An oxymoron of Airbus proportions, truth be told.
At no time, to my recollection, did Marsha Hinds-Layne in her discourse on the free dispensing of Bajan dialect to children in school ever use that means for her communication. Her English is as fresh as the early morning dew on a flower of a county plain of northern England.
I must ask if English is really Ms Hinds-Layne’s second language.
If so, she joins a brigade of Germans and Chinese whose command of the English language is superior to that of some Bajan friends of mine and certainly of that large army of radio announcers whom I must endure from morning till night.
Bajan dialect has its severe limitations and at best is a laid-back social means of interaction. It has its emotive moments, yes; and Tony Thompson can personify mostly any abstraction by it, but it is too easy-going a tongue for serious matters of state. Imagine Parliament broadcasting a Budget debate in our so-called mother tongue because “75 per cent of Barbadians use [dialect]”.

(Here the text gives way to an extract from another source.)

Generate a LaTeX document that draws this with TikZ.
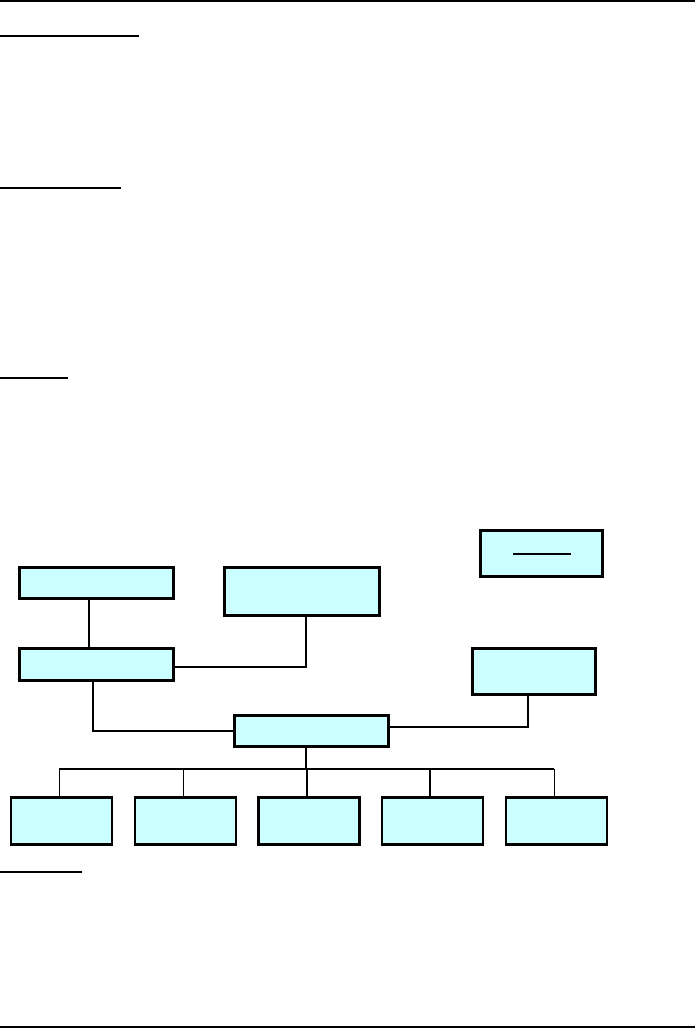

It is bad enough as it is now.
Immaculate English
Let me add hastily, Tony Thompson can speak immaculate English; and I would be disappointed if he viewed it as his second language. I am sure his mother who wanted the best for him out of Combermere would have been too.
The English language is ours; it is no longer the preserve of the Queen of England; no more so than cricket is rightfully in the ownership of Lords.  
When I was growing up I was surrounded by people who spoke dialect – or bad English; others who spoke straight English; and those who tried their damnest to. There wasn’t this glorifying of “tell she”, “gi’e he”, “come-muh”, “tree books” and “a tousand people”, regardless of Ms Hinds-Layne’s posit that our dialect “is actually a Creole language . . . born from the African and British attempts to find a way to communicate”.
The melodramatizing in Creole at Laff It Off will surely split you asunder, and sitting in the rum shop communicating in said Creole might be fine over drinks, but dialect – or bad English – over the airwaves isn’t so dandy. It grates the sensibilities of those of us who believe we need to transport our ideas clearly to those within the Creole setting and without.
We must strip our psyche of the foolishness that deference to the rules of good English is a continuing symbolic capitulation to colonial rule.
I acknowledge that there are many academic writings on the use of Creole as a “means of establishing our Caribbean identity”. I also know the proper use of standard English will in no wise destroy said identity; no more than it has eradicated that of the Germans or corrupted the quintessence of the Chinese.
The great nonsense that bad English will help our young minds preserve their Barbadianness is undermined by the obvious practice by said minds of opting for North American music – rap, hot metal and blatant noise – over the much more soothing ethnic folk sounds of the Caribbean. At best, they copy the undecipherable Jamaican reggae.
I am on the side of Esther Phillips. Young people must be convinced, if they must claim their right to “use of their own language”, that they must be proficient in standard English understood internationally. This battering and bruising of the English language with such aplomb simply will not do under any  circumstance.
For all the cultural penetration we lament, we seem to succeed only in protecting our young from the influence of good English – and make grandiose intellectual excuse for it at that!